No, really – our nation’s constitution explicitly says “no religious Test shall ever be required as a Qualification to any Office or public Trust under the United States.” Yet we act like our leaders are held to some kind of religious test. When John F. Kennedy ran for president in 1960, he had to face critics who suggested he would be a puppet of the pope, because he was Catholic, you see. Richard Nixon considered himself a Quaker, but he was often criticized for being a “false Quaker” because he swore, drank, and escalated the Vietnam War (Quakers are supposed to be pacifists).

Current president Barack Obama faced the “religion test” twice. Not only was he pressured to abandon his church of 20 years because of its controversial pastor, but he also had to deal with critics who accused him of being a secret Muslim, which this video does a good job of demonstrating as being utter nonsense, but even if President Obama were Muslim, what would it matter?
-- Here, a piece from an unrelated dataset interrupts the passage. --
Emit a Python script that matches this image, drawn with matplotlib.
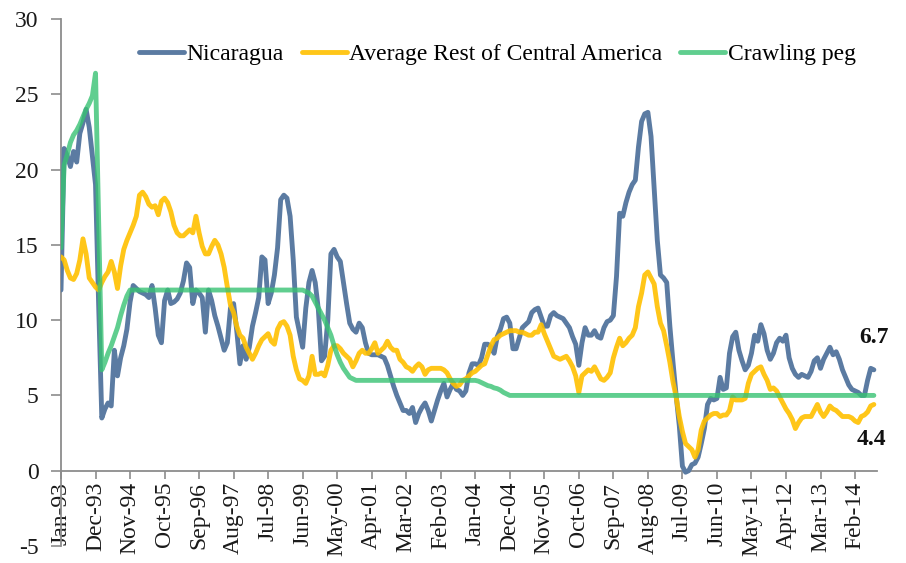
import matplotlib
matplotlib.use("Agg")
import matplotlib.pyplot as plt
import pandas as pd

plt.rcParams['font.family'] = ['Liberation Serif', 'DejaVu Serif']
plt.rcParams['axes.unicode_minus'] = False

dates = pd.date_range('1993-01-01', periods=260, freq='MS')
tick_labels = [d.strftime('%b-%y') for d in dates]

nicaragua = [
    12.0, 21.4, 20.9, 20.2, 21.2, 20.5, 22.4, 23.1, 24.0, 22.8, 20.9, 19.0,   # 1993
    11.0, 3.5, 4.1, 4.5, 4.3, 8.0, 6.3, 7.5, 8.3, 9.4, 11.2, 12.3,            # 1994
    12.1, 11.9, 11.8, 11.7, 11.5, 12.3, 10.8, 9.0, 8.5, 11.3, 12.0, 11.1,     # 1995
    11.2, 11.4, 11.8, 12.6, 13.8, 13.5, 11.1, 12.0, 11.8, 11.5, 9.2, 12.0,    # 1996
    11.3, 10.3, 9.6, 8.8, 8.0, 8.5, 10.8, 11.1, 9.3, 7.1, 8.3, 7.4,           # 1997
    8.2, 9.6, 10.5, 11.5, 14.2, 14.0, 11.1, 11.8, 13.0, 14.8, 18.0, 18.3,     # 1998
    18.1, 16.9, 14.0, 10.2, 9.2, 8.2, 10.8, 12.5, 13.3, 12.5, 10.7, 7.3,      # 1999
    7.6, 10.0, 14.4, 14.7, 14.2, 13.9, 12.5, 11.1, 9.8, 9.4, 9.2, 9.8,        # 2000
    9.5, 8.5, 7.8, 7.7, 7.7, 7.7, 7.6, 7.5, 7.0, 6.3, 5.6, 5.0,               # 2001
    4.5, 4.0, 4.0, 3.8, 4.2, 3.2, 3.8, 4.2, 4.5, 4.0, 3.3, 4.0,               # 2002
    4.7, 5.3, 5.8, 4.9, 5.4, 5.8, 5.4, 5.3, 5.0, 5.3, 6.5, 7.1,               # 2003
    7.1, 7.0, 7.5, 8.4, 8.4, 8.2, 7.8, 8.9, 9.4, 10.1, 10.2, 9.8,             # 2004
    8.1, 8.1, 8.8, 9.5, 9.7, 9.9, 10.5, 10.7, 10.8, 10.2, 9.6, 9.6,           # 2005
    10.3, 10.5, 10.3, 10.2, 10.1, 9.8, 9.5, 8.9, 8.4, 7.0, 8.5, 9.5,          # 2006
    9.0, 9.0, 9.3, 8.9, 8.8, 9.5, 9.9, 10.0, 10.3, 12.9, 17.1, 16.9,          # 2007
    17.8, 18.5, 19.0, 19.3, 21.5, 23.2, 23.7, 23.8, 22.2, 18.8, 15.3, 13.0,   # 2008
    12.8, 12.5, 9.6, 7.2, 5.0, 3.0, 0.3, -0.1, 0.0, 0.4, 0.5, 0.9,            # 2009
    1.8, 2.8, 4.4, 4.8, 4.7, 4.8, 6.2, 5.4, 5.5, 7.8, 8.9, 9.2,               # 2010
    8.0, 7.3, 6.7, 7.0, 7.8, 9.0, 8.6, 9.7, 9.1, 8.0, 7.4, 7.8,               # 2011
    8.5, 8.8, 8.6, 9.0, 7.5, 6.8, 6.4, 6.2, 6.4, 6.3, 6.2, 6.6,               # 2012
    7.3, 7.5, 6.8, 7.4, 7.8, 8.2, 7.7, 7.9, 7.4, 6.7, 6.2, 5.7,               # 2013
    5.4, 5.3, 5.2, 5.0, 5.0, 6.0, 6.8, 6.7,                                   # 2014
]

rest_central_america = [
    14.2, 14.0, 13.3, 12.8, 12.7, 13.1, 14.0, 15.4, 14.4, 12.8, 12.5, 12.2,   # 1993
    12.0, 12.5, 12.9, 13.2, 13.9, 13.2, 12.1, 13.6, 14.7, 15.3, 15.8, 16.3,   # 1994
    16.9, 18.3, 18.5, 18.2, 17.7, 17.5, 17.6, 17.0, 17.9, 18.1, 17.8, 17.2,   # 1995
    16.3, 15.8, 15.6, 15.6, 15.8, 16.0, 15.8, 16.9, 15.8, 14.9, 14.4, 14.4,   # 1996
    14.9, 15.3, 15.0, 14.4, 13.5, 12.2, 11.0, 10.5, 9.6, 9.0, 8.8, 8.2,       # 1997
    7.8, 7.4, 7.8, 8.3, 8.7, 8.9, 9.1, 8.6, 8.4, 9.4, 9.8, 9.9,               # 1998
    9.6, 9.0, 7.6, 6.7, 6.1, 6.0, 5.8, 6.3, 7.6, 6.4, 6.4, 6.5,               # 1999
    6.3, 7.0, 8.0, 8.3, 8.3, 8.1, 7.8, 7.6, 7.4, 6.9, 7.3, 7.8,               # 2000
    8.0, 7.8, 7.8, 8.1, 8.5, 7.8, 8.0, 8.2, 8.6, 8.2, 8.0, 8.0,               # 2001
    7.4, 7.2, 6.9, 6.8, 6.6, 6.9, 7.1, 6.9, 6.4, 6.7, 6.8, 6.8,               # 2002
    6.8, 6.8, 6.7, 6.5, 6.1, 5.8, 5.6, 5.7, 6.0, 6.1, 6.3, 6.5,               # 2003
    6.6, 6.8, 7.0, 7.1, 7.7, 8.3, 8.7, 8.8, 9.0, 9.1, 9.2, 9.3,               # 2004
    9.3, 9.3, 9.2, 9.2, 9.1, 9.0, 9.0, 9.2, 9.2, 9.7, 9.1, 8.6,               # 2005
    8.1, 7.6, 7.5, 7.4, 7.5, 7.6, 7.3, 6.9, 6.3, 5.2, 6.3, 6.5,               # 2006
    6.7, 6.6, 6.9, 6.5, 6.1, 6.0, 6.2, 6.5, 7.5, 8.2, 8.8, 8.3,               # 2007
    8.5, 8.8, 9.0, 9.5, 10.9, 11.8, 13.0, 13.2, 12.8, 12.4, 10.9, 9.8,        # 2008
    9.3, 8.3, 7.2, 5.9, 4.9, 3.6, 2.6, 1.8, 1.6, 1.4, 0.9, 1.4,               # 2009
    2.7, 3.3, 3.5, 3.7, 3.8, 3.8, 3.6, 3.7, 3.7, 4.0, 4.9, 4.7,               # 2010
    4.7, 4.7, 4.8, 5.8, 6.4, 6.6, 6.8, 6.9, 6.4, 6.0, 5.4, 5.5,               # 2011
    5.3, 4.9, 4.5, 4.1, 3.8, 3.4, 2.8, 3.2, 3.5, 3.6, 3.6, 3.6,               # 2012
    4.0, 4.4, 3.9, 3.6, 3.9, 4.3, 4.1, 4.0, 3.8, 3.6, 3.6, 3.6,               # 2013
    3.5, 3.3, 3.2, 3.6, 3.7, 3.9, 4.3, 4.4,                                   # 2014
]

crawling_peg = (
    [14.8, 20.3, 21.0, 21.8, 22.3, 22.6, 23.0, 23.5, 24.0, 24.4, 24.9, 26.4,
     16.5, 6.7, 7.2, 7.8, 8.3, 8.9, 9.5, 10.3, 11.0, 11.6, 12.0, 12.0]
    + [12.0] * 54
    + [11.9, 11.8, 11.6, 11.2, 10.8, 10.4, 10.0, 9.5, 9.0, 8.3, 7.7, 7.2,
       6.8, 6.5, 6.2, 6.1, 6.0]
    + [6.0] * 38
    + [5.95, 5.85, 5.75, 5.65, 5.6, 5.5, 5.45, 5.35, 5.2, 5.1, 5.0]
    + [5.0] * 116
)

series_names = ['Nicaragua', 'Average Rest of Central America', 'Crawling peg']

x = list(range(len(dates)))

fig = plt.figure(figsize=(9.06, 5.63), dpi=100)
ax = fig.add_axes([61 / 906, 1 - 546 / 563, (877 - 61) / 906, (546 - 19) / 563])

for s in ['top', 'right']:
    ax.spines[s].set_visible(False)
ax.spines['bottom'].set_position(('data', 0))
for s in ['left', 'bottom']:
    ax.spines[s].set_color('#8C8C8C')
    ax.spines[s].set_linewidth(1.3)

lw = 3.5
ax.plot(x, nicaragua, color='#5B7BA2', lw=lw, solid_capstyle='round',
        solid_joinstyle='round', label=series_names[0], zorder=3)
ax.plot(x, rest_central_america, color='#FFC000', lw=lw, alpha=0.9,
        solid_capstyle='round', solid_joinstyle='round',
        label=series_names[1], zorder=4)
ax.plot(x, crawling_peg, color='#38C273', lw=lw, alpha=0.8,
        solid_capstyle='round', solid_joinstyle='round',
        label=series_names[2], zorder=5)

ax.set_ylim(-5, 30)
ax.set_yticks(range(-5, 31, 5))
ax.set_xlim(0, 260)
tick_pos = list(range(0, len(dates), 11))
ax.set_xticks(tick_pos)
ax.set_xticklabels([tick_labels[i] for i in tick_pos])

ax.tick_params(axis='both', colors='#8C8C8C', labelcolor='#1A1A1A',
               labelsize=17, width=1.2, direction='out')
ax.tick_params(axis='y', length=7, pad=9)
ax.tick_params(axis='x', length=6, pad=2, labelrotation=90)

leg = ax.legend(loc='upper center', bbox_to_anchor=(0.535, 0.985), ncol=3,
                frameon=False, fontsize=17, handlelength=1.9,
                handletextpad=0.12, columnspacing=0.75, borderpad=0.2)

ax.annotate(f'{nicaragua[-1]:.1f}', xy=(x[-1], nicaragua[-1]),
            xytext=(0, 16), textcoords='offset points', ha='center',
            va='bottom', fontsize=17, fontweight='bold', color='#111111')
ax.annotate(f'{rest_central_america[-1]:.1f}', xy=(x[-1], rest_central_america[-1]),
            xytext=(-2, -18), textcoords='offset points', ha='center',
            va='top', fontsize=17, fontweight='bold', color='#111111')

fig.savefig('out.png', dpi=100)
I paid attention in U.S. Government class. The duties of our nation’s president include signing bills into law or vetoing them, appointing top government officials, military leaders, and judges subject to an “OK” from the Senate, setting America’s foreign policy, commanding our nation’s troops, writing proclamations and executive orders, responding to emergencies, giving speeches and hosting traditional, holiday-themed White House events. Last time I checked, none of those jobs require the person doing them to belong to any particular religious faith.

To further prove my point, here is a list of all of the presidents who have been Episcopalian:

George Washington, James Madison, James Monroe, William Henry Harrison, John Tyler, Zachary Taylor, Franklin Pierce, Chester A. Arthur, Franklin D. Roosevelt, Gerald Ford, George H.W. Bush.

Of course, which presidents were great, which ones were mediocre, and which ones were terrible is entirely a matter of personal opinion, but I think most of us would agree that this list contains a spectrum of presidential quality. There is no correlation between which church our president goes to and how good he or she is at his or her job.

In fact, for all of the people who freak out at the thought of a president that isn’t a Christian, we’ve already had one. Thomas Jefferson was a “Deist”, someone who rejects religion but accepts the existence of some kind of “Supreme Being” or creator. He respected Jesus as a great philosopher, but rejected the idea that he was in any way divine.

Abraham Lincoln, the man we all celebrate as one of the greatest presidents of all, was so secretive about his religious beliefs that nobody is entirely sure what his faith was.

So, when I vote this year, there will be a whole lot on my mind. I will be thinking about the economy, the unemployment rate, the national debt, our foreign policy, and social issues. But the religions of the two candidates will not even enter my brain. That is a matter between them and their God.